All life is nothing but a connected series of “passages.”   We may stay in some places longer than others, but in the end, we always find we must leave and go through a passage to another place; we must make a transition into something we were not before.  Some are joyful, others are painful.  Some we want to make, others we shun as long as possible.  We are born and grow through our first several years with little memory of the reality in which we exist.  Then we leave the shelter of our parents and become a student.  We date, we marry, we graduate school, begin a career and become parents: Passage after passage after passage.  It is simply a condition of life that we must continually “pass” from one reality into a new one until we enter that final earthly reality called death, and even then, with as much faith as we can muster, we hope we will make one final passage into an eternal place of unalloyed joy where passages will no long occur.
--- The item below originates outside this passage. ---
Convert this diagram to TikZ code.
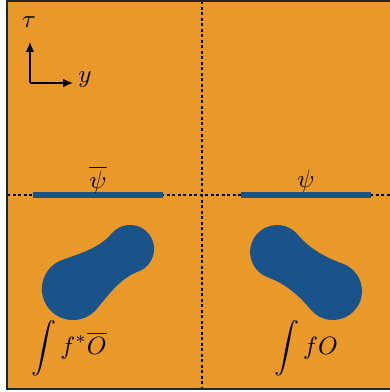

I am in the midst of one of those passages now; an excruciatingly painful one.  I am entering a gut-wrenching, frightening, angering, lonely tunnel that, if it were possible, I would never enter.  I am just in the vestibule of that new reality and I have no idea where this passage will take me, but I can’t imagine anything about it that will be pleasant, for I am leaving a reality in which I have lived securely if not always happily (what reality is ALWAYS happy?) for 63 years.  My partner, my wife of 63 years, will in the near foreseeable future take up residence in a nursing home.  I will become for most of my hours and days a “single” person.  It is a passage we must make due to a severe injury (a fractured C2 vertebrae) she sustained by falling in a parking lot.  At least for the next several months, but in all probability for the rest of her life, she will require more than just the loving care I can give her, she needs skilled 24/7 care.  We will be married, but permanently separated except for visitations. 

And now the entire parade of disbelief, denial, bargaining, guilt, anger and depression are marching through my soul.  As these ghastly legions march and countermarch across my eyes, with brasses screaming and cymbals clanging, I struggle through their painful cacophony, yearning, hoping for that promised moment when the parade marshal will push them on so that the longingly beautiful “Queen of the Parade,” seated on her throne atop her highly decorated float, with the word “ACCEPTANCE” emblazoned on the sash across her chest can take center stage in my consciousness. 

And as are all things in life.  Enduring this parade is a passage:  A darkened tunnel through which I must pass.  And no one can accompany me through its frightful murkiness.  Like the day I made my first solo in an airplane, no power on earth can help me navigate to a successful conclusion.  Loved ones may suggest, advise and criticize, but whether I end this flight successfully or crash and burn is entirely in my hands.  I pray my hands will be guided by God.